The term “sheath” within the meaning of the invention can correspond to an external part of a fiber such as an envelope.

The expression “thermoplastic polymer” within the meaning of the invention may correspond to a polymer which, repeatedly, can be softened or melted under the action of heat and which adopts new shapes by application of heat and pressure.

The expression “thermoplastic polymer precursor” within the meaning of the invention may correspond to a component allowing to start or initiate a polymerization reaction of one or more monomer(s).

The expression “organic polymer” within the meaning of the invention may correspond to a linear, branched or cyclic polymer, the polymer core of which comprises at least one carbon atom.
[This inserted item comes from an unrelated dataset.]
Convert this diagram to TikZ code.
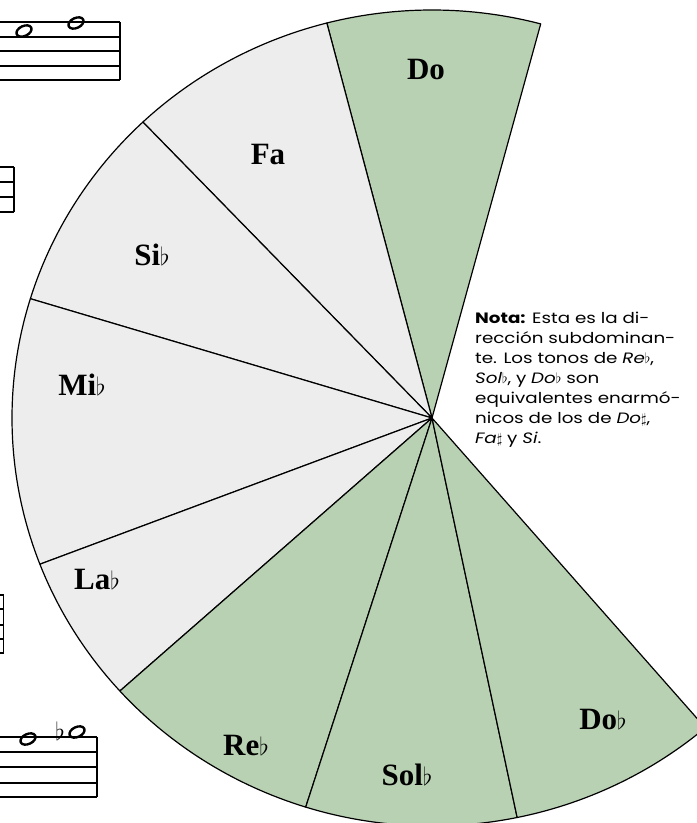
\documentclass[tikz,border=0pt]{standalone}
\usepackage{fontspec}
\newfontfamily\labfont{Liberation Serif}
\newfontfamily\notafont[FakeStretch=1.22]{Poppins}
\definecolor{sage}{RGB}{185,209,179}
\definecolor{pale}{RGB}{237,237,237}
\begin{document}
\begin{tikzpicture}[x=1pt,y=1pt,line join=round]
\useasboundingbox (0,0) rectangle (697,823);
\tikzset{
  sectorline/.style={draw=black,line width=1.2pt},
  lab/.style={font=\labfont\bfseries\fontsize{31}{34}\selectfont,inner sep=0pt},
  staffline/.style={draw=black,line width=1.1pt},
  wnote/.style={draw=black,line width=2.4pt},
  nota/.style={font=\notafont\fontsize{15}{20}\selectfont,align=left,inner sep=0pt,anchor=north west}
}
\def\rx{420}\def\ry{408}
\coordinate (C) at (432,405);
\newcommand\mysector[3]{\path[sectorline,fill=#3] (C) -- ++(#1:\rx pt and \ry pt) arc[start angle=#1,end angle=#2,x radius=\rx pt,y radius=\ry pt] -- cycle;}
\mysector{75}{104.5}{sage}
\mysector{104.5}{133.5}{pale}
\mysector{133.5}{163}{pale}
\mysector{163}{201}{pale}
\mysector{201}{222}{pale}
\mysector{222}{252.5}{sage}
\mysector{252.5}{281.7}{sage}
\mysector{281.7}{310.6}{sage}
% labels
\node[lab] (do) at (426,753) {Do};
\node[lab] (fa) at (268,668) {Fa};
\node[lab] (sib) at (152,568) {Si$\flat$};
\node[lab] (mib) at (82,438) {Mi$\flat$};
\node[lab] (lab) at (97,243) {La$\flat$};
\node[lab] (reb) at (246,78) {Re$\flat$};
\node[lab] (solb) at (407,48) {Sol$\flat$};
\node[lab] (dob) at (603,103) {Do$\flat$};
% nota
\node[nota] (nota) at (475,511) {\textbf{Nota:} Esta es la di-\\rección subdominan-\\te. Los tonos de \textit{Re$\flat$},\\\textit{Sol$\flat$}, y \textit{Do$\flat$} son\\equivalentes enarmó-\\nicos de los de \textit{Do$\sharp$},\\\textit{Fa$\sharp$} y \textit{Si}.};
% top-left staff
\foreach \y in {801,786,772,757,743} \draw[staffline] (0,\y) -- (120,\y);
\draw[staffline] (120,801) -- (120,743);
\draw[wnote,rotate around={25:(24,792)}] (24,792) ellipse (8 and 5);
\draw[wnote,rotate around={25:(76,800)}] (76,800) ellipse (8 and 5);
% left staff fragment
\foreach \y in {656,641,626,611} \draw[staffline] (0,\y) -- (14,\y);
\draw[staffline] (14,656) -- (14,611);
% second left fragment
\foreach \y in {228,214,198,184,170} \draw[staffline] (0,\y) -- (3.5,\y);
\draw[staffline] (3.5,228) -- (3.5,170);
% bottom-left staff
\foreach \y in {86,71,56,40,26} \draw[staffline] (0,\y) -- (97,\y);
\draw[staffline] (97,86) -- (97,26);
\draw[wnote,rotate around={25:(28,84)}] (28,84) ellipse (8 and 5);
\node[font=\fontsize{28}{28}\selectfont,inner sep=0pt] (flt) at (60,92) {$\flat$};
\draw[wnote,rotate around={25:(77,91)}] (77,91) ellipse (8 and 5);
\end{tikzpicture}
\end{document}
The term “polymerization” within the meaning of the invention can correspond to the process allowing to convert a monomer or a mixture of monomers into a polymer.

The term “predominantly” within the meaning of the invention can correspond to at least 50%, preferably more than 50%. For example, a predominantly inorganic surface within the meaning of the invention may correspond to a surface comprising, by mass, more inorganic polymer than organic polymer or by mole, more inorganic molecule than organic molecule. A predominantly inorganic surface can for example comprise at least 50% by weight of photocatalyst and coupling agent.

The expression “resistant to oxidation” within the meaning of the invention may correspond to a reduction or limitation of interactions with oxygen so that redox reactions are reduced particularly during photocatalysis.

The expression “substantially equal” within the meaning of the invention can correspond to a value varying by less than 50% relative to the compared value, preferably by less than 40%, even more preferably by less than 30%. When substantially equal is used to compare values then the compared value varies by less than 50% compared to the value taken as reference, preferably by less than 40%, even more preferably by less than 30%.

The invention proposes to take into consideration the existing difficulties associated with unwieldy photocatalytic filters and in particular which can lead to a pressure drop and/or a reduction in the efficiency of the photocatalysts.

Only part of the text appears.